Now I see. I think we would need more discussion in this regard. My ideation for now is that we must add an api
module that can handle serving any model and make it ready for inference. We've all had such experience for ML models and I don't think it would be a hard thing to do. The important part here is that, as you mentioned, we need some design decisions for this section.
Some additional notes on your points:
hezar-apps
is more convenient. We can discuss this later.Unfortunately, I won't be available until next weekend. For now you can message me on Telegram (@arxyzan) or email and we'll set a meeting for later.
Thanks for your contribution Amir jan.
You're welcome @arxyzan jan! 😊
I completely agree; adding an api module
, following FastAPI structure guidelines, should be a great starting point.
Regarding the HF API, I'll take a look at HF Inference API-compatible outputs.
The concept of "hezar-apps" is intriguing. We can certainly delve into this idea further.
Next weekend works for me, we'll schedule a meeting at your convenience.
@AmirLavasani Nice. Hit me up and we'll talk.😉
I don't know the status of this implementation but I have created a repo that contains the overall structure for wrapping Hezar around FastAPI. https://github.com/rezashabrang/hezar-api
Currently it only support NLP domain and the models that only require text.
I wanted to make the Docker image on github container registry but there are limitations due to insane size of Hezar packages. I'll look into it in future as how we can reduce the overall image size (Maybe using specifc domains like hezar[nlp].
This is just the starting point and we need to add other routers depending on the domain: e.g for computer vision we need to be able to accept images via router for generating captions or accepting sound file for speech recognition domain.
Hi @rezashabrang, thanks for the effort man. I'm sorry to see this so late, my GH notifs were bugged for a while and I missed some of the issues and mentions. I just saw the repo and I think it's pretty solid. If you're still willing to help us out on this task just let me know.

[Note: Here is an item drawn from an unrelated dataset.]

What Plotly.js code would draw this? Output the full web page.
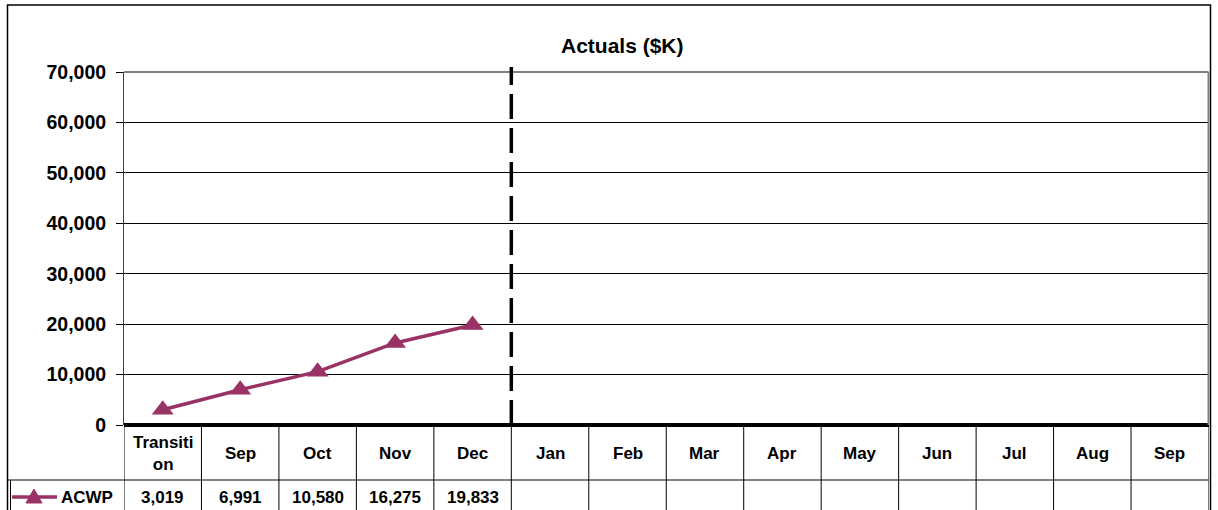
<!DOCTYPE html>
<html>
<head>
<meta charset="utf-8">
<script src="https://cdn.plot.ly/plotly-3.0.1.min.js"></script>
<style>html,body{margin:0;padding:0;background:#fff;}#chart{width:1218px;height:510px;}</style>
</head>
<body>
<div id="chart"></div>
<script>
const categories = ["Transition","Sep","Oct","Nov","Dec","Jan","Feb","Mar","Apr","May","Jun","Jul","Aug","Sep"];
const categoryLabels = ["Transiti<br>on","Sep","Oct","Nov","Dec","Jan","Feb","Mar","Apr","May","Jun","Jul","Aug","Sep"];
const acwp = [3019, 6991, 10580, 16275, 19833];
const seriesName = "ACWP";
const yTicks = [0,10000,20000,30000,40000,50000,60000,70000];

const W = 1218, H = 510;
const px = v => v / W;
const py = v => 1 - v / H;
const color = "#993366";
const FONT = "Liberation Sans, Arial, sans-serif";

const xIdx = acwp.map((_, i) => i);

const trace = {
  x: xIdx, y: acwp, type: "scatter", mode: "lines+markers",
  name: seriesName,
  line: {color: color, width: 3.5},
  marker: {symbol: "triangle-up", size: 19, color: color},
  cliponaxis: false, hoverinfo: "x+y"
};

const shapes = [];
const annotations = [];
// outer chart border
shapes.push({type:"rect", xref:"paper", yref:"paper", x0:px(7.5), x1:px(1210.5), y0:py(520), y1:py(5), line:{color:"#000", width:1.5}, layer:"above"});
// plot area border (gray)
shapes.push({type:"line", xref:"paper", yref:"paper", x0:px(124), x1:px(1208.5), y0:py(72), y1:py(72), line:{color:"#808080", width:2}, layer:"above"});
shapes.push({type:"line", xref:"paper", yref:"paper", x0:px(1208.5), x1:px(1208.5), y0:py(72), y1:py(425), line:{color:"#808080", width:2}, layer:"above"});
// dashed divider between Dec and Jan
shapes.push({type:"line", xref:"x", yref:"paper", x0:4.5, x1:4.5, y0:py(425), y1:py(67), line:{color:"#000", width:3.5, dash:"25px,9px"}, layer:"above"});
// table: vertical cell borders
for (let i = 0; i <= categories.length; i++) {
  shapes.push({type:"line", xref:"x", yref:"paper", x0:i-0.5, x1:i-0.5, y0:py(427), y1:py(515), line:{color:"#000", width:1}});
}
// table: row separator
shapes.push({type:"line", xref:"paper", yref:"paper", x0:px(7.5), x1:px(1208.5), y0:py(480), y1:py(480), line:{color:"#000", width:1}});
// legend column left border
shapes.push({type:"line", xref:"paper", yref:"paper", x0:px(10.5), x1:px(10.5), y0:py(480), y1:py(515), line:{color:"#000", width:1}});
// legend key
shapes.push({type:"line", xref:"paper", yref:"paper", x0:px(12), x1:px(57), y0:py(497), y1:py(497), line:{color:color, width:3.5}});
shapes.push({type:"path", xref:"paper", yref:"paper", xsizemode:"pixel", ysizemode:"pixel", xanchor:px(34), yanchor:py(497),
  path:"M -8 -6 L 8 -6 L 0 8 Z", fillcolor:color, line:{color:color, width:1}});

const tf = {family:FONT, size:17, color:"#000", weight:"bold"};
// header labels
categoryLabels.forEach((c, i) => {
  annotations.push({xref:"x", yref:"paper", x:i, y:py(453), text:c, showarrow:false, xanchor:"center", yanchor:"middle", font:tf});
});
// data row values
acwp.forEach((v, i) => {
  annotations.push({xref:"x", yref:"paper", x:i, y:py(497), text:v.toLocaleString("en-US"), showarrow:false, xanchor:"center", yanchor:"middle", font:tf});
});
annotations.push({xref:"paper", yref:"paper", x:px(59), y:py(497), text:seriesName, showarrow:false, xanchor:"left", yanchor:"middle", font:tf});
// title
annotations.push({xref:"paper", yref:"paper", x:px(622), y:py(45), text:"Actuals ($K)", showarrow:false, xanchor:"center", yanchor:"middle",
  font:{family:FONT, size:21, color:"#000", weight:"bold"}});

const layout = {
  width: W, height: H,
  margin: {l:0, r:0, t:0, b:0},
  paper_bgcolor: "#fff", plot_bgcolor: "#fff",
  showlegend: false,
  xaxis: {
    domain: [px(124), px(1208.5)],
    range: [-0.5, categories.length - 0.5],
    showticklabels: false, showgrid: false, zeroline: false, ticks: "", fixedrange: true,
    tickvals: categories.map((_, i) => i), ticktext: categories
  },
  yaxis: {
    domain: [py(425), py(72)],
    range: [0, 70000],
    tickvals: yTicks,
    tickformat: ",d",
    ticks: "outside", ticklen: 7, tickcolor: "#000", tickwidth: 1,
    ticklabelstandoff: 6,
    tickfont: {family:FONT, size:19.5, color:"#000", weight:"bold"},
    showgrid: true, gridcolor: "#000", gridwidth: 1,
    zeroline: true, zerolinecolor: "#000", zerolinewidth: 4,
    showline: true, linecolor: "#404040", linewidth: 1,
    fixedrange: true
  },
  shapes: shapes,
  annotations: annotations
};

Plotly.newPlot("chart", [trace], layout, {displayModeBar:false, staticPlot:true});
</script>
</body>
</html>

Hey @arxyzan! No problem and I'm still on board for this implementation. You can also state your ideas on how to integrate this into hezar (e.g: separate repo) or any opinion for the API itself and I'd be happy to contribute.
@rezashabrang So glad to have you with us.
As you might have noticed, Hezar models prediction follows the same pipeline for any task meaning that all models (independant of the task) take an input or a batch of inputs and output a list of results (which is dependant on the task). So one main challenge is to implement the service in a way that the same flexibility is kept there too. I know that this might have some overheads for now, so my best solution is to implement one POST route for each of the tasks (6-7 tasks for models and also word embeddings, we can add preprocessors later too) so that each one has its own input/output request schema.
Regarding the second question, I think we can easily add an api
or serve
module in the root module (hezar.serve
for example) and put everything there.
Unfortunately, I'm not familiar with FastAPI design patterns and best practices so I'd be glad to leave this to you.
Let me know what you think.
Issue Description: Let's enhance Hezar by adding a RESTful API. This will allow users to easily access and utilize Hezar's AI models via HTTP endpoints.
Objective: The goal of this enhancement is to provide a user-friendly and standardized way for the community to interact with Hezar's AI models. By exposing these models through a RESTful API, users can leverage AI capabilities with ease, making them accessible to a broader audience.
Proposed Implementation: I suggest implementing a RESTful API (OpenAPI Specification) using FastAPI. This API will expose endpoints for various AI models and functions offered by Hezar.
If the community finds this feature useful, I'm willing to work on its implementation.